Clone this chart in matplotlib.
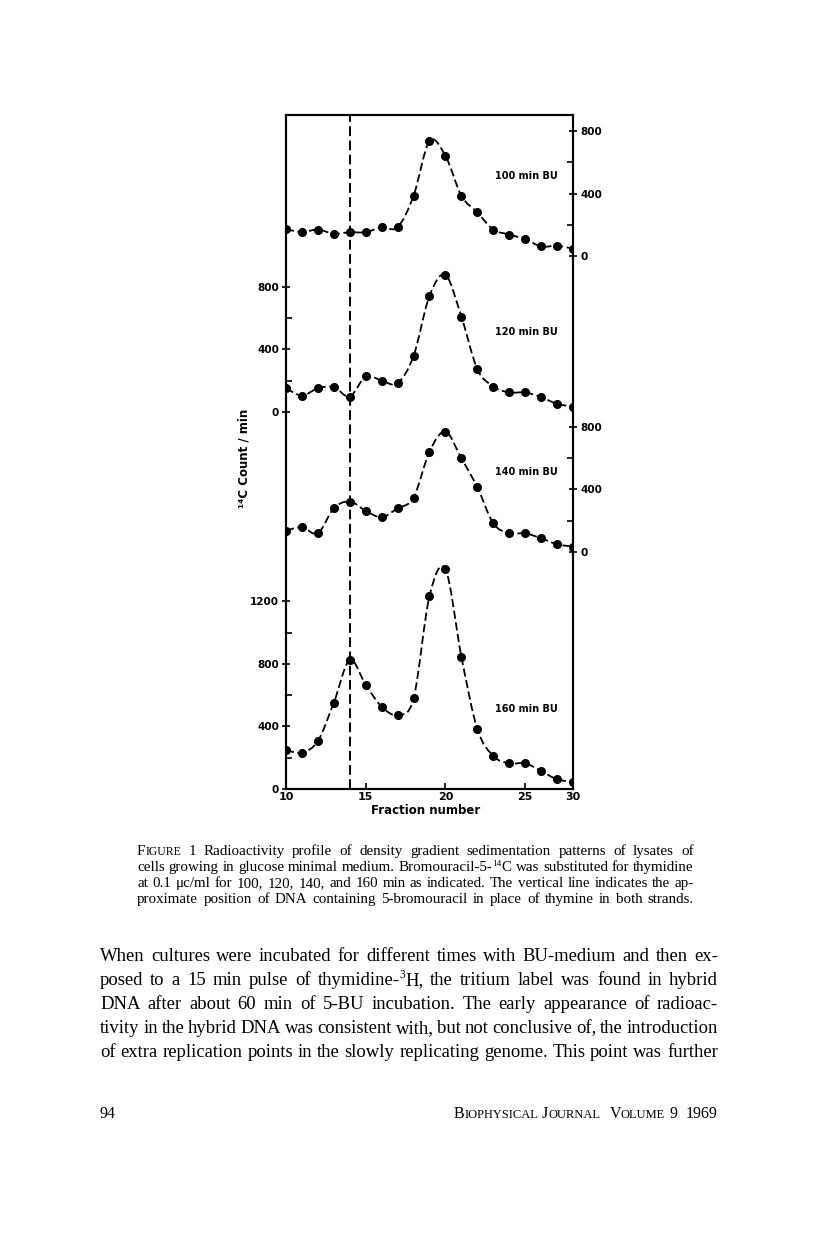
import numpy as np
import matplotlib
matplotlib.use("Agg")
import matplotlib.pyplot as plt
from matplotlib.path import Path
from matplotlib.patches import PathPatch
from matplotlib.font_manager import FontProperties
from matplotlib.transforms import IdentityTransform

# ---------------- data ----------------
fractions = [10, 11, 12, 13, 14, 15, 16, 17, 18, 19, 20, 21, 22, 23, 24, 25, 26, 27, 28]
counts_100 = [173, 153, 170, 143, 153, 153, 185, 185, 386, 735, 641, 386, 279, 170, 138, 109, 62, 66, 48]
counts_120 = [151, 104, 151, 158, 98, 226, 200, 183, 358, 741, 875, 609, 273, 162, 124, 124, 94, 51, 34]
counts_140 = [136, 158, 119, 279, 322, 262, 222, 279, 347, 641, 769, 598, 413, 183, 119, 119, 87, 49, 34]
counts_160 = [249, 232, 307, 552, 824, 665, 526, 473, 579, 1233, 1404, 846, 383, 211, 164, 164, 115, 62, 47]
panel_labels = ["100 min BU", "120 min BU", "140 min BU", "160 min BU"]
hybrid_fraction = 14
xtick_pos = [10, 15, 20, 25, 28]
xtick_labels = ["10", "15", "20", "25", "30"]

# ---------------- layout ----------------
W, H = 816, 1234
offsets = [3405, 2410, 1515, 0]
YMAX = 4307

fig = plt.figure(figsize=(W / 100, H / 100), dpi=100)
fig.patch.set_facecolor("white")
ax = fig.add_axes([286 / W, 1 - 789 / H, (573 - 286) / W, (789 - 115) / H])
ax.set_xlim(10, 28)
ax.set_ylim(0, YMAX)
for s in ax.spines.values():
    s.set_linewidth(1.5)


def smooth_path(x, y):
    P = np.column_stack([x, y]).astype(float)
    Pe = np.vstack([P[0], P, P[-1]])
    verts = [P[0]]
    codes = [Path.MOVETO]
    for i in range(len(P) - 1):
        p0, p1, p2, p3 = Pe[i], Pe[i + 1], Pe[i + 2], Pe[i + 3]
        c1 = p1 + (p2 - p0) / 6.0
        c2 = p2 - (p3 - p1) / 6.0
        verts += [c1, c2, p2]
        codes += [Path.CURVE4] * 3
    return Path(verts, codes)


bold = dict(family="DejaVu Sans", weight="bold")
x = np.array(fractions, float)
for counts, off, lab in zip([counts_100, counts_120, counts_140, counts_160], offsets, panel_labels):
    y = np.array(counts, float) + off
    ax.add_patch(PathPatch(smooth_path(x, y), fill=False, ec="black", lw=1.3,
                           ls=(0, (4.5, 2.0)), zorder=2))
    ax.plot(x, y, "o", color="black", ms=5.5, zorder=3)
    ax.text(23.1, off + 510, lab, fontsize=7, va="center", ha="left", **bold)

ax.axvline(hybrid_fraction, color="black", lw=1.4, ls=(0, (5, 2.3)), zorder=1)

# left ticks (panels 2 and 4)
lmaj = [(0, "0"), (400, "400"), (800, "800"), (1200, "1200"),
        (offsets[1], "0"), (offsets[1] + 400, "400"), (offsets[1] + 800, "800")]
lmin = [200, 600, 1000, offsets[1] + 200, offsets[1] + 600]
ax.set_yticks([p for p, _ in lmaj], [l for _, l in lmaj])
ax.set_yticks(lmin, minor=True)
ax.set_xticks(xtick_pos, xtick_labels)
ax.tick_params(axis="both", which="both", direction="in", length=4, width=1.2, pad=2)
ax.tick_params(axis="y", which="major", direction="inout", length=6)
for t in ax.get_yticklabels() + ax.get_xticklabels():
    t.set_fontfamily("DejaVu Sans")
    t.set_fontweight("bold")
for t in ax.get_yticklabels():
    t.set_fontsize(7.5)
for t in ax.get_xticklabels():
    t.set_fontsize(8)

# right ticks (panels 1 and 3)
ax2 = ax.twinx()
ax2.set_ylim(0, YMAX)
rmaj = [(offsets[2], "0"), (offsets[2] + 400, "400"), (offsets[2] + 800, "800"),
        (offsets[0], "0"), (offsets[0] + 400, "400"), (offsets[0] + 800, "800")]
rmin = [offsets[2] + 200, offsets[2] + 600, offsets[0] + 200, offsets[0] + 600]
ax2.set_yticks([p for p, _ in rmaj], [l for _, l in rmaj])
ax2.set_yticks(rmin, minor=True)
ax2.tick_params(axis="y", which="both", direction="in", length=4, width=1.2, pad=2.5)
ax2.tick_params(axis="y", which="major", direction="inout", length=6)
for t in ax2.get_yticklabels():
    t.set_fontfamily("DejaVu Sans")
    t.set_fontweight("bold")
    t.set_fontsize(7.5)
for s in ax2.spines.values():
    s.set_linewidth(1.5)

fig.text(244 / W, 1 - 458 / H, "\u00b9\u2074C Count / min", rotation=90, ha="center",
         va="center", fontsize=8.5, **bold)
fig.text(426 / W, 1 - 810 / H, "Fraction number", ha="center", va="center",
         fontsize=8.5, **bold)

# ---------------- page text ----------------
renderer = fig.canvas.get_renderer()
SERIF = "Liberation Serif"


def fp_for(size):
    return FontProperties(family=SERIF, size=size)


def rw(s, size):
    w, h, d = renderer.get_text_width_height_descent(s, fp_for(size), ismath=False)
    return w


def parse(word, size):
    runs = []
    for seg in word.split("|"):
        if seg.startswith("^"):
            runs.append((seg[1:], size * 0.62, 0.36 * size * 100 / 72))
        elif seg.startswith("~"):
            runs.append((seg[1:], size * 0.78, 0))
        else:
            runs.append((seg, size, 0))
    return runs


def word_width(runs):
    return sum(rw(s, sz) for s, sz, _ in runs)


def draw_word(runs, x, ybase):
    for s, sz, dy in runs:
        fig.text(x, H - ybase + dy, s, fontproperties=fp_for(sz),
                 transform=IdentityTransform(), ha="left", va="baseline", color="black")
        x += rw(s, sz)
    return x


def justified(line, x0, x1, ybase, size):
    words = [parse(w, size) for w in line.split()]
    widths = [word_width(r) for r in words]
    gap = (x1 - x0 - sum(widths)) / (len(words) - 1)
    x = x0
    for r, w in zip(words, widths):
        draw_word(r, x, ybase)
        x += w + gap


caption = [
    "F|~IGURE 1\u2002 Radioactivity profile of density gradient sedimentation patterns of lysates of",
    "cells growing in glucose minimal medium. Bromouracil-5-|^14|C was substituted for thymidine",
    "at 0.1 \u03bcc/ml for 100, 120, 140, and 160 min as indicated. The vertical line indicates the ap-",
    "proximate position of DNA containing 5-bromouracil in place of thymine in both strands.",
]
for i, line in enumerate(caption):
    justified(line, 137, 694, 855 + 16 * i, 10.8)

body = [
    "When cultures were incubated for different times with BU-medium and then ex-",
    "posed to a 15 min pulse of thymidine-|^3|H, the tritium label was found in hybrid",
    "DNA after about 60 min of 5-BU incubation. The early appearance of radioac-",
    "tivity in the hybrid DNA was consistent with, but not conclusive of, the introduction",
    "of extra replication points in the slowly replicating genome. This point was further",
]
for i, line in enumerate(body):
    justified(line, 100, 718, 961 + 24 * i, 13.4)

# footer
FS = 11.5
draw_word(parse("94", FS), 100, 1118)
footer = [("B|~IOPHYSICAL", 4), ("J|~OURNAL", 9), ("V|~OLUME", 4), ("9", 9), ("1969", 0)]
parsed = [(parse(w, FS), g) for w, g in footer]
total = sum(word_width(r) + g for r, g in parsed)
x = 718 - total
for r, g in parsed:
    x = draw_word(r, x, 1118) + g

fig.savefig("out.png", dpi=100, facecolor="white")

WORK TO COMPLETE
Begin at the first line of the data above and repeat each line exactly, stopping after the line containing "from matplotlib.transforms import". Omit the pictures.

RESPONSE FOR THIS EXERCISE
Clone this chart in matplotlib.
import numpy as np
import matplotlib
matplotlib.use("Agg")
import matplotlib.pyplot as plt
from matplotlib.path import Path
from matplotlib.patches import PathPatch
from matplotlib.font_manager import FontProperties
from matplotlib.transforms import IdentityTransform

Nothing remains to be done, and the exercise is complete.